MOVPE Growth of LWIR AlInAs/GaInAs/InP Quantum Cascade Lasers: Impact of Growth and Material Quality on Laser Performance

The quality of epitaxial layers in quantum cascade lasers (QCLs) has a primary impact on QCL operation, and establishing correlations between epitaxial growth and materials properties is of critical importance for continuing improvements in QCL performance.

Massachusetts Institute of Technology, Lexington, Massachusetts

Quantum cascade lasers (QCLs) are compact coherent optical sources that emit over a wide wavelength range in the mid- to long-infrared (3-25 μm) as well as into part of the terahertz spectrum. With recent developments of AlInAs/GaInAs/InP QCLs exhibiting watt-class output power levels at room temperature in the mid-wave infrared (MWIR, 3-7 μm) and long-wave infrared (LWIR, 8-12 μm) regions, QCLs have become increasingly attractive for numerous technological applications including infrared countermeasures, free-space communications, and chemical and biological sensing.

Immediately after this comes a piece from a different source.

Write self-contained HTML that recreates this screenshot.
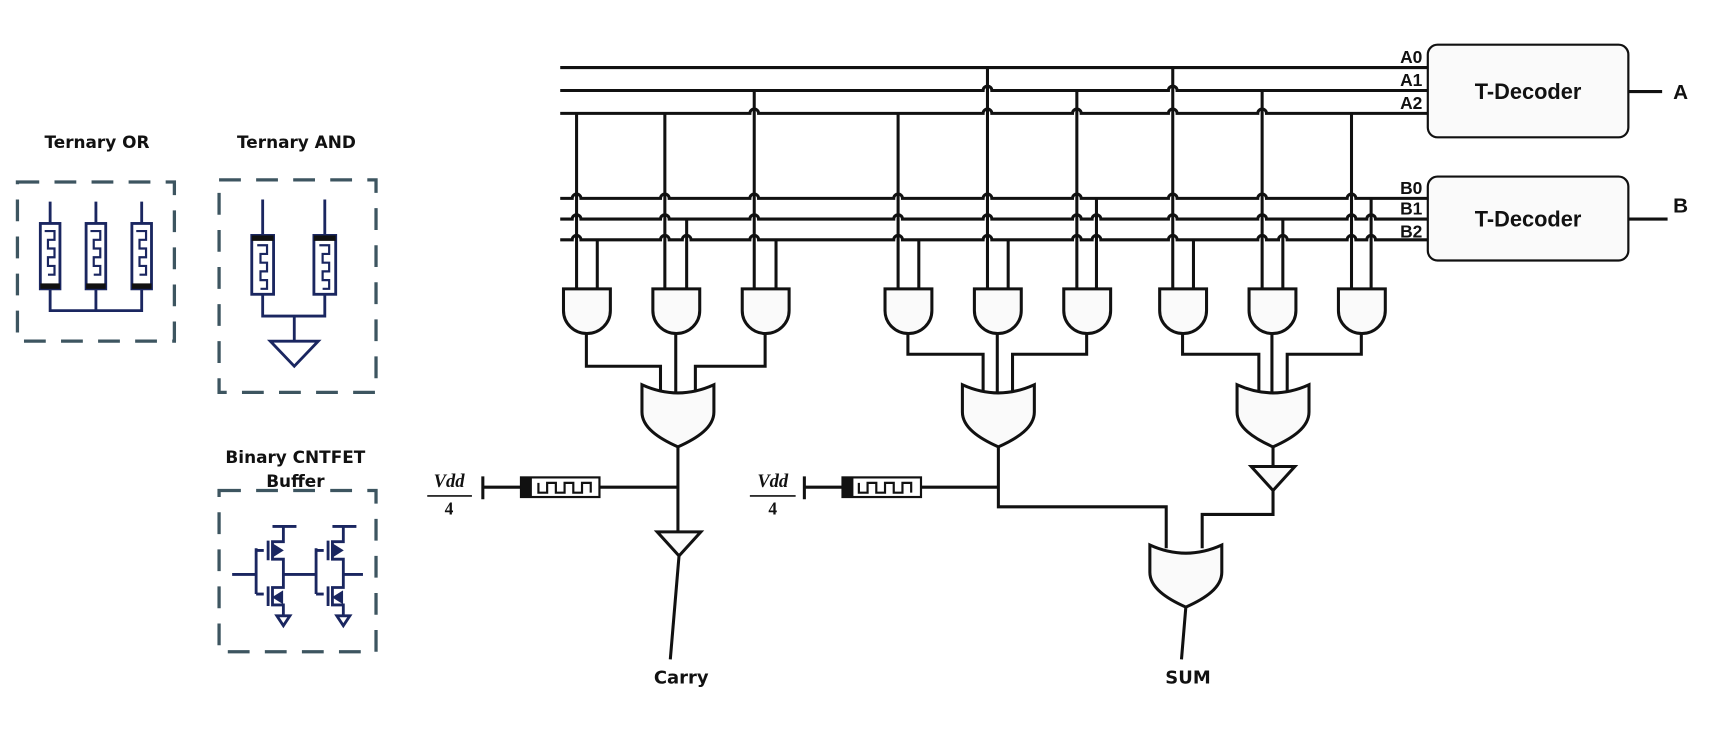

As interest in QCLs continues to grow, so does the desire to improve performance and understand factors that may ultimately limit these unique and complex devices. QCLs are unipolar devices based on tunneling and intersubband transitions between quantum-confined energy states in the conduction band of a coupled quantum-well structure. These structures are designed using band structure engineering to optimize optical transitions and electron transport for laser characteristics such as wavelength, threshold, power, efficiency, and high-temperature operation.